Attribute-Driven Community Search.

Recently, community search over graphs has gained significant interest. In applications such as analysis of protein-protein interaction (PPI) networks, citation graphs, and collaboration networks, nodes tend to have attributes. Unfortunately, most previous community search algorithms ignore attributes and result in communities with poor cohesion w.r.t. their node attributes. In this paper, we study the problem of attribute-driven community search, that is, given an undirected graph G where nodes are associated with attributes, and an input query Q consisting of nodes Vq and attributes Wq, find the communities containing Vq, in which most community members are densely inter-connected and have similar attributes. We formulate this problem as finding attributed truss communities (ATC), i.e., finding connected and close k-truss subgraphs containing Vq, with the largest attribute relevance score. We design a framework of desirable properties that good score function should satisfy. We show that the problem is NP-hard.
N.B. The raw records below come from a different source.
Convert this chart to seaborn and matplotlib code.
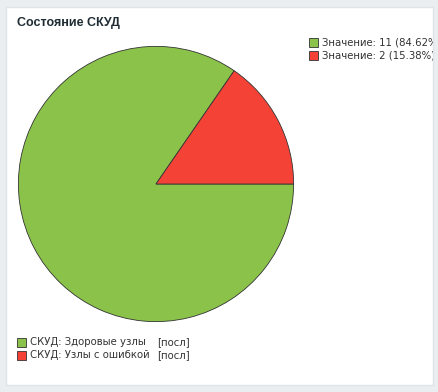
import matplotlib
matplotlib.use("Agg")
import matplotlib.pyplot as plt
from matplotlib.patches import Rectangle
import seaborn as sns

sns.set_theme(style="white")
plt.rcParams['font.family'] = ['DejaVu Sans']

title = "Состояние СКУД"
values = [11, 2]
colors = ["#8bc34a", "#f44336"]
value_labels = ["Значение: 11 (84.62%)", "Значение: 2 (15.38%)"]
item_names = ["СКУД: Здоровые узлы", "СКУД: Узлы с ошибкой"]
item_func = ["[посл]", "[посл]"]

W, H = 438, 392
fig = plt.figure(figsize=(W / 100, H / 100), dpi=100)
fig.patch.set_facecolor("#ebeef0")


def fx(px):
    return px / W


def fy(py):
    return 1 - py / H


# white panel
panel = fig.add_axes([fx(6), fy(385), fx(427), 378 / H])
panel.set_facecolor("white")
panel.set_xlim(6, 433)
panel.set_ylim(385, 6)
panel.set_xticks([])
panel.set_yticks([])
for s in panel.spines.values():
    s.set_color("#dfe4e7")
    s.set_linewidth(1)

panel.text(17, 22, title, fontsize=9, fontweight="bold", color="#1f2c33",
           family=["Liberation Sans", "DejaVu Sans"], va="center", ha="left")

# pie
ax = fig.add_axes([fx(17), fy(323), 278 / W, 278 / H])
ax.pie(values, colors=colors, startangle=0, counterclock=False, radius=1,
       wedgeprops=dict(edgecolor="#333333", linewidth=0.6))
ax.set_xlim(-1.01, 1.01)
ax.set_ylim(-1.01, 1.01)
ax.set_aspect("equal")
ax.axis("off")

# top-right legend
for i, (lab, c) in enumerate(zip(value_labels, colors)):
    y = 42 + 13 * i
    panel.add_patch(Rectangle((309, y - 4.5), 9, 9, facecolor=c,
                              edgecolor="#333333", linewidth=0.6))
    panel.text(322, y, lab, fontsize=7.3, color="#333333", va="center",
               ha="left", clip_on=True)

# bottom legend
for i, (name, fn, c) in enumerate(zip(item_names, item_func, colors)):
    y = 342 + 13 * i
    panel.add_patch(Rectangle((17, y - 4.5), 9, 9, facecolor=c,
                              edgecolor="#333333", linewidth=0.6))
    panel.text(30, y, name, fontsize=7.3, color="#333333", va="center", ha="left")
    panel.text(157, y, fn, fontsize=7.3, color="#333333", va="center", ha="left")

fig.savefig("out.png", dpi=100, facecolor=fig.get_facecolor())
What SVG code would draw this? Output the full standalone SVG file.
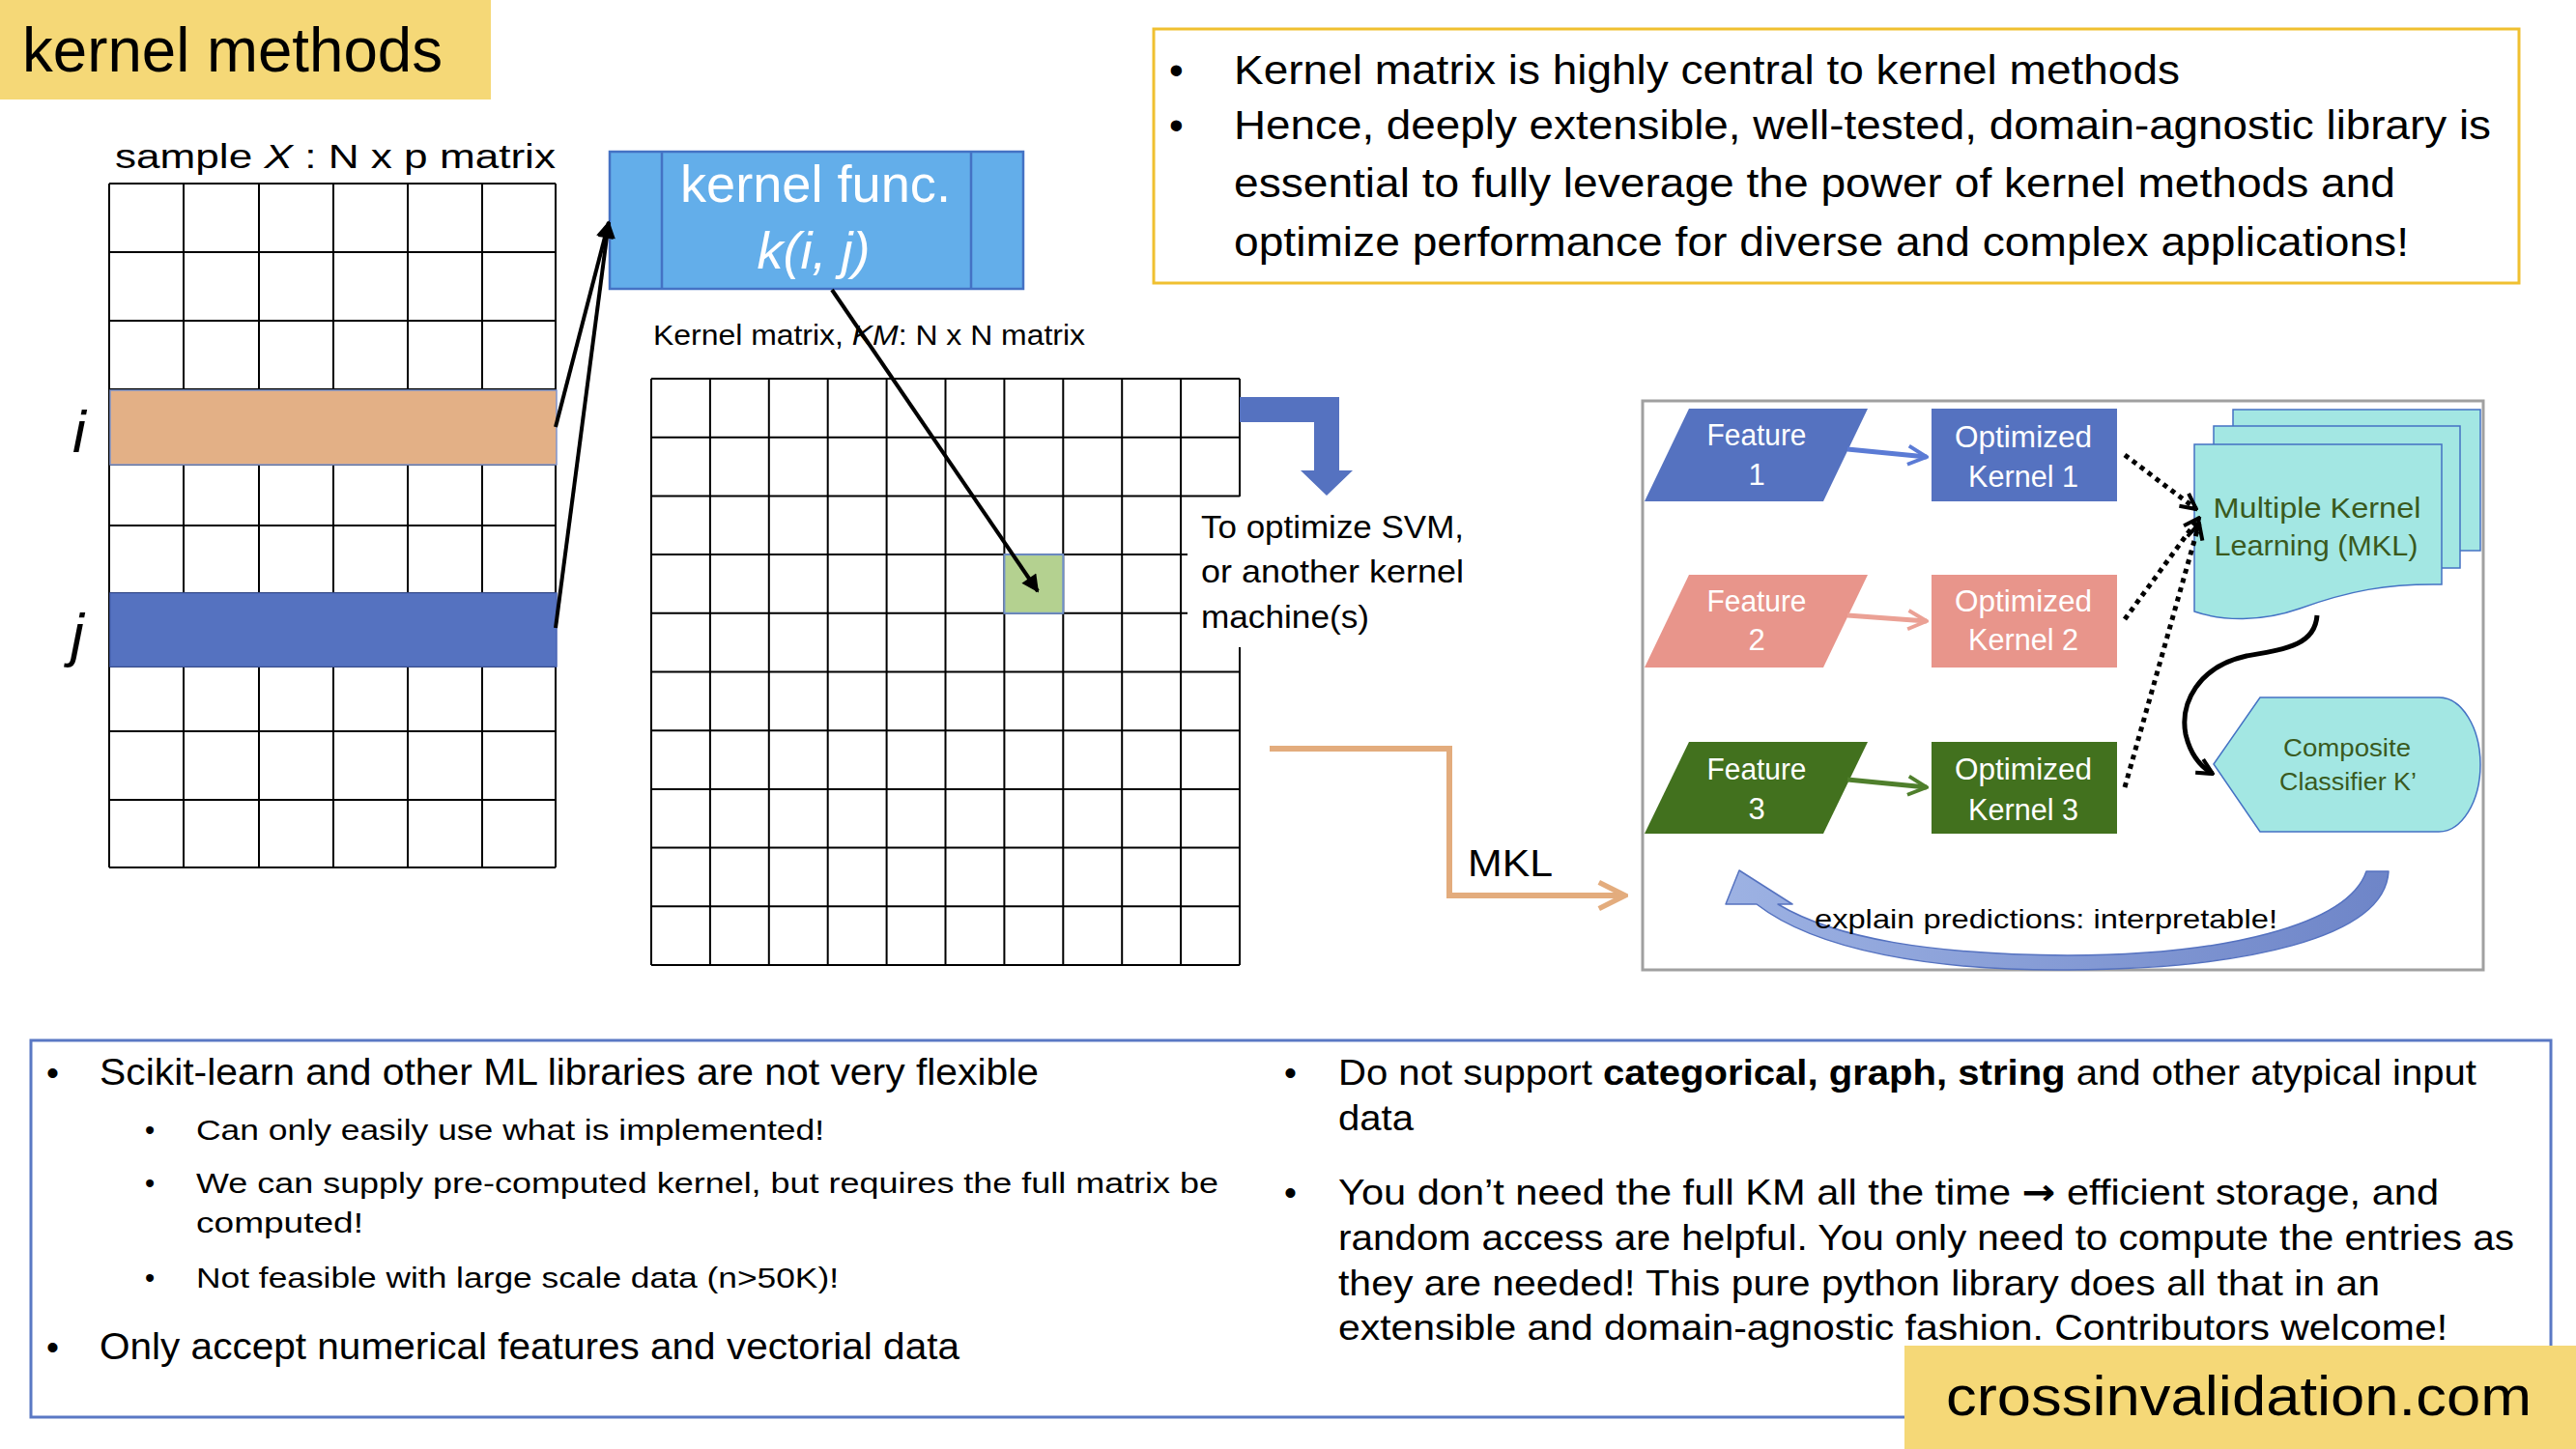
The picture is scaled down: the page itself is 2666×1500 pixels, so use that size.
<svg xmlns="http://www.w3.org/2000/svg" width="2666" height="1500" viewBox="0 0 2666 1500">
<defs>
<style>
text{font-family:"Liberation Sans",Arial,sans-serif;fill:#000}
.grid{stroke:#000;stroke-width:2;fill:none}
.w{fill:#fff}
.ctr{text-anchor:middle}
.cy{fill:#3A5A1E}
.it{font-style:italic}
</style>
<marker id="tri" viewBox="0 0 10 10" refX="9" refY="5" markerUnits="userSpaceOnUse" markerWidth="24" markerHeight="18" orient="auto"><path d="M0,0 L10,5 L0,10 Z" fill="#000"/></marker>
<marker id="chBlack" viewBox="0 0 10 10" refX="9" refY="5" markerUnits="userSpaceOnUse" markerWidth="20" markerHeight="22" orient="auto"><path d="M1,1 L9,5 L1,9" fill="none" stroke="#000" stroke-width="2"/></marker>
<marker id="chBlue" viewBox="0 0 10 10" refX="9" refY="5" markerUnits="userSpaceOnUse" markerWidth="24" markerHeight="26" orient="auto"><path d="M1,1 L9,5 L1,9" fill="none" stroke="#5B7BD5" stroke-width="1.6"/></marker>
<marker id="chRed" viewBox="0 0 10 10" refX="9" refY="5" markerUnits="userSpaceOnUse" markerWidth="24" markerHeight="26" orient="auto"><path d="M1,1 L9,5 L1,9" fill="none" stroke="#EBA195" stroke-width="1.6"/></marker>
<marker id="chGreen" viewBox="0 0 10 10" refX="9" refY="5" markerUnits="userSpaceOnUse" markerWidth="24" markerHeight="26" orient="auto"><path d="M1,1 L9,5 L1,9" fill="none" stroke="#4F7F2C" stroke-width="1.6"/></marker>
<marker id="chOrange" viewBox="0 0 10 10" refX="9" refY="5" markerUnits="userSpaceOnUse" markerWidth="34" markerHeight="38" orient="auto"><path d="M1,1 L9,5 L1,9" fill="none" stroke="#E3AC7D" stroke-width="1.6"/></marker>
<linearGradient id="arcGrad" x1="0" y1="0" x2="1" y2="0">
<stop offset="0" stop-color="#9DB2E3"/><stop offset="1" stop-color="#6E85C8"/>
</linearGradient>
</defs>
<rect x="0" y="0" width="2666" height="1500" fill="#fff"/>

<g id="title">
<rect x="0" y="0" width="508" height="103" fill="#F5D877"/>
<text x="23" y="74" font-size="64" textLength="435" lengthAdjust="spacingAndGlyphs">kernel methods</text>
</g>

<g id="matrix-x">
<text x="119" y="174" font-size="35" textLength="456" lengthAdjust="spacingAndGlyphs">sample <tspan class="it">X</tspan> : N x p matrix</text>
<path class="grid" d="M113,190V898M190,190V898M268,190V898M345,190V898M422,190V898M499,190V898M575,190V898M113,190H575M113,261H575M113,332H575M113,403H575M113,481H575M113,544H575M113,614H575M113,690H575M113,757H575M113,828H575M113,898H575"/>
<rect x="114" y="404" width="462" height="77" fill="#E3B086" stroke="#8095CC" stroke-width="1.5"/>
<rect x="114" y="614" width="462" height="76" fill="#5572C0" stroke="#4A66B5" stroke-width="1.5"/>
<text x="82" y="468" font-size="62" class="it ctr">i</text>
<text x="80" y="678" font-size="62" class="it ctr">j</text>
</g>

<g id="kernel-func">
<rect x="631" y="157" width="428" height="142" fill="#63AEEA" stroke="#4472C4" stroke-width="2.5"/>
<path d="M685,157V299M1005,157V299" stroke="#4472C4" stroke-width="2.5"/>
<text x="844" y="209" font-size="54" class="w ctr" textLength="280" lengthAdjust="spacingAndGlyphs">kernel func.</text>
<text x="842" y="278" font-size="54" class="w ctr it">k(i, j)</text>
</g>

<g id="kernel-matrix">
<text x="676" y="357" font-size="29" textLength="447" lengthAdjust="spacingAndGlyphs">Kernel matrix, <tspan class="it">KM</tspan>: N x N matrix</text>
<path class="grid" d="M674,392V999M734.9,392V999M795.8,392V999M856.7,392V999M917.6,392V999M978.5,392V999M1039.4,392V999M1100.3,392V999M1161.2,392V999M1222.1,392V999M1283,392V514M1283,670V999M674,392H1283M674,452.7H1283M674,513.4H1283M674,574.1H1229M674,634.8H1229M674,695.5H1283M674,756.2H1283M674,816.9H1283M674,877.6H1283M674,938.3H1283M674,999H1283"/>
<rect x="1039.4" y="574.1" width="60.9" height="60.7" fill="#B4D190" stroke="#6F8FC8" stroke-width="2"/>
</g>

<g id="svm-note">
<path d="M1283,411H1386V487H1400L1373,513L1346,487H1360V437H1283Z" fill="#5572C0"/>
<text x="1243" y="557" font-size="33" textLength="272" lengthAdjust="spacingAndGlyphs">To optimize SVM,</text>
<text x="1243" y="603" font-size="33" textLength="272" lengthAdjust="spacingAndGlyphs">or another kernel</text>
<text x="1243" y="650" font-size="33" textLength="174" lengthAdjust="spacingAndGlyphs">machine(s)</text>
</g>

<g id="mkl-label">
<text x="1519" y="907" font-size="39" textLength="88" lengthAdjust="spacingAndGlyphs">MKL</text>
</g>

<g id="note-top">
<rect x="1194" y="30" width="1413" height="263" fill="none" stroke="#F0C030" stroke-width="3"/>
<text x="1210" y="87" font-size="42">•</text>
<text x="1277" y="87" font-size="43" textLength="979" lengthAdjust="spacingAndGlyphs">Kernel matrix is highly central to kernel methods</text>
<text x="1210" y="144" font-size="42">•</text>
<text x="1277" y="144" font-size="43" textLength="1301" lengthAdjust="spacingAndGlyphs">Hence, deeply extensible, well-tested, domain-agnostic library is</text>
<text x="1277" y="204" font-size="43" textLength="1202" lengthAdjust="spacingAndGlyphs">essential to fully leverage the power of kernel methods and</text>
<text x="1277" y="265" font-size="43" textLength="1216" lengthAdjust="spacingAndGlyphs">optimize performance for diverse and complex applications!</text>
</g>

<g id="mkl-panel">
<rect x="1700" y="415" width="870" height="589" fill="#fff" stroke="#A0A0A0" stroke-width="3"/>
</g>

<g id="feature-1">
<path d="M1748,423H1933L1887,519H1702Z" fill="#5572C0"/>
<text x="1818" y="461" font-size="31" class="w ctr" textLength="103" lengthAdjust="spacingAndGlyphs">Feature</text>
<text x="1818" y="502" font-size="31" class="w ctr">1</text>
</g>
<g id="kernel-1">
<rect x="1999" y="423" width="192" height="96" fill="#5572C0"/>
<text x="2094" y="463" font-size="31" class="w ctr" textLength="142" lengthAdjust="spacingAndGlyphs">Optimized</text>
<text x="2094" y="504" font-size="31" class="w ctr" textLength="114" lengthAdjust="spacingAndGlyphs">Kernel 1</text>
</g>
<g id="feature-2">
<path d="M1748,595H1933L1887,691H1702Z" fill="#E8958B"/>
<text x="1818" y="633" font-size="31" class="w ctr" textLength="103" lengthAdjust="spacingAndGlyphs">Feature</text>
<text x="1818" y="673" font-size="31" class="w ctr">2</text>
</g>
<g id="kernel-2">
<rect x="1999" y="595" width="192" height="96" fill="#E8958B"/>
<text x="2094" y="633" font-size="31" class="w ctr" textLength="142" lengthAdjust="spacingAndGlyphs">Optimized</text>
<text x="2094" y="673" font-size="31" class="w ctr" textLength="114" lengthAdjust="spacingAndGlyphs">Kernel 2</text>
</g>
<g id="feature-3">
<path d="M1748,768H1933L1887,863H1702Z" fill="#42711E"/>
<text x="1818" y="807" font-size="31" class="w ctr" textLength="103" lengthAdjust="spacingAndGlyphs">Feature</text>
<text x="1818" y="848" font-size="31" class="w ctr">3</text>
</g>
<g id="kernel-3">
<rect x="1999" y="768" width="192" height="95" fill="#42711E"/>
<text x="2094" y="807" font-size="31" class="w ctr" textLength="142" lengthAdjust="spacingAndGlyphs">Optimized</text>
<text x="2094" y="849" font-size="31" class="w ctr" textLength="114" lengthAdjust="spacingAndGlyphs">Kernel 3</text>
</g>

<g id="mkl-node">
<rect x="2311" y="424" width="256" height="146" fill="#A3E7E3" stroke="#4472C4" stroke-width="1.5"/>
<rect x="2291" y="441" width="255" height="147" fill="#A3E7E3" stroke="#4472C4" stroke-width="1.5"/>
<path d="M2271,460H2527V605C2470,604 2430,612 2380,630C2340,644 2300,643 2271,633Z" fill="#A3E7E3" stroke="#4472C4" stroke-width="1.5"/>
<text x="2398" y="536" font-size="30" class="cy ctr" textLength="215" lengthAdjust="spacingAndGlyphs">Multiple Kernel</text>
<text x="2397" y="575" font-size="30" class="cy ctr" textLength="211" lengthAdjust="spacingAndGlyphs">Learning (MKL)</text>
</g>

<g id="composite-node">
<path d="M2291,791L2339,722H2524A43,69.5 0 0 1 2524,861H2339Z" fill="#A3E7E3" stroke="#4472C4" stroke-width="1.5"/>
<text x="2429" y="783" font-size="26" class="cy ctr" textLength="132" lengthAdjust="spacingAndGlyphs">Composite</text>
<text x="2430" y="818" font-size="26" class="cy ctr" textLength="142" lengthAdjust="spacingAndGlyphs">Classifier K’</text>
</g>

<g id="connectors">
<line x1="575" y1="442" x2="630" y2="230" stroke="#000" stroke-width="4" marker-end="url(#tri)"/>
<line x1="575" y1="650" x2="630" y2="230" stroke="#000" stroke-width="4" marker-end="url(#tri)"/>
<line x1="861" y1="300" x2="1074" y2="612" stroke="#000" stroke-width="4" marker-end="url(#tri)"/>
<polyline points="1314,775 1500,775 1500,927 1682,927" fill="none" stroke="#E3AC7D" stroke-width="6" marker-end="url(#chOrange)"/>
<line x1="1912" y1="465" x2="1994" y2="473" stroke="#5B7BD5" stroke-width="5" marker-end="url(#chBlue)"/>
<line x1="1912" y1="637" x2="1994" y2="643" stroke="#EBA195" stroke-width="5" marker-end="url(#chRed)"/>
<line x1="1912" y1="807" x2="1994" y2="815" stroke="#4F7F2C" stroke-width="5" marker-end="url(#chGreen)"/>
<line x1="2199" y1="471" x2="2273" y2="527" stroke="#000" stroke-width="5" stroke-dasharray="5 5" marker-end="url(#chBlack)"/>
<line x1="2199" y1="641" x2="2276" y2="536" stroke="#000" stroke-width="5" stroke-dasharray="5 5" marker-end="url(#chBlack)"/>
<line x1="2199" y1="815" x2="2276" y2="542" stroke="#000" stroke-width="5" stroke-dasharray="5 5" marker-end="url(#chBlack)"/>
<path d="M2398,637C2396,668 2365,672 2325,679C2275,690 2256,728 2262,760C2267,782 2278,794 2290,801" fill="none" stroke="#000" stroke-width="5" marker-end="url(#chBlack)"/>
<path d="M1786,936L1800,901L1855,936H1840C1900,972 2000,988 2140,989C2300,989 2430,958 2449,902H2472C2468,972 2320,1003 2140,1004C2000,1005 1880,984 1818,936Z" fill="url(#arcGrad)" stroke="#5572C0" stroke-width="1.5" stroke-linejoin="round"/>
</g>

<g id="explain-label">
<text x="1878" y="961" font-size="28" textLength="479" lengthAdjust="spacingAndGlyphs">explain predictions: interpretable!</text>
</g>

<g id="notes-bottom">
<rect x="32" y="1077" width="2608" height="390" fill="none" stroke="#5A78C4" stroke-width="3"/>
<text x="48" y="1123" font-size="37">•</text>
<text x="103" y="1123" font-size="38" textLength="972" lengthAdjust="spacingAndGlyphs">Scikit-learn and other ML libraries are not very flexible</text>
<text x="150" y="1180" font-size="29">•</text>
<text x="203" y="1180" font-size="30" textLength="650" lengthAdjust="spacingAndGlyphs">Can only easily use what is implemented!</text>
<text x="150" y="1235" font-size="29">•</text>
<text x="203" y="1235" font-size="30" textLength="1058" lengthAdjust="spacingAndGlyphs">We can supply pre-computed kernel, but requires the full matrix be</text>
<text x="203" y="1276" font-size="30" textLength="173" lengthAdjust="spacingAndGlyphs">computed!</text>
<text x="150" y="1333" font-size="29">•</text>
<text x="203" y="1333" font-size="30" textLength="665" lengthAdjust="spacingAndGlyphs">Not feasible with large scale data (n&gt;50K)!</text>
<text x="48" y="1407" font-size="37">•</text>
<text x="103" y="1407" font-size="38" textLength="890" lengthAdjust="spacingAndGlyphs">Only accept numerical features and vectorial data</text>

<text x="1329" y="1123" font-size="37">•</text>
<text x="1385" y="1123" font-size="37" textLength="1178" lengthAdjust="spacingAndGlyphs">Do not support <tspan font-weight="bold">categorical, graph, string</tspan> and other atypical input</text>
<text x="1385" y="1170" font-size="37" textLength="78" lengthAdjust="spacingAndGlyphs">data</text>
<text x="1329" y="1247" font-size="37">•</text>
<text x="1385" y="1247" font-size="37" textLength="1139" lengthAdjust="spacingAndGlyphs">You don’t need the full KM all the time <tspan font-family="'DejaVu Sans',sans-serif" font-weight="bold">→</tspan> efficient storage, and</text>
<text x="1385" y="1294" font-size="37" textLength="1217" lengthAdjust="spacingAndGlyphs">random access are helpful. You only need to compute the entries as</text>
<text x="1385" y="1341" font-size="37" textLength="1078" lengthAdjust="spacingAndGlyphs">they are needed! This pure python library does all that in an</text>
<text x="1385" y="1387" font-size="37" textLength="1148" lengthAdjust="spacingAndGlyphs">extensible and domain-agnostic fashion. Contributors welcome!</text>
</g>

<g id="footer">
<rect x="1971" y="1393" width="695" height="107" fill="#F5D877"/>
<text x="2014" y="1465" font-size="58" textLength="606" lengthAdjust="spacingAndGlyphs">crossinvalidation.com</text>
</g>
</svg>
However, we develop an efficient greedy algorithmic framework to iteratively remove nodes with the least popular attributes, and shrink the graph into an ATC. In addition, we also build an elegant index to maintain k-truss structure and attribute information, and propose efficient query processing algorithms. Extensive experiments on large real-world networks with ground-truth communities show that our algorithms significantly outperform the state of the art and demonstrates their efficiency and effectiveness.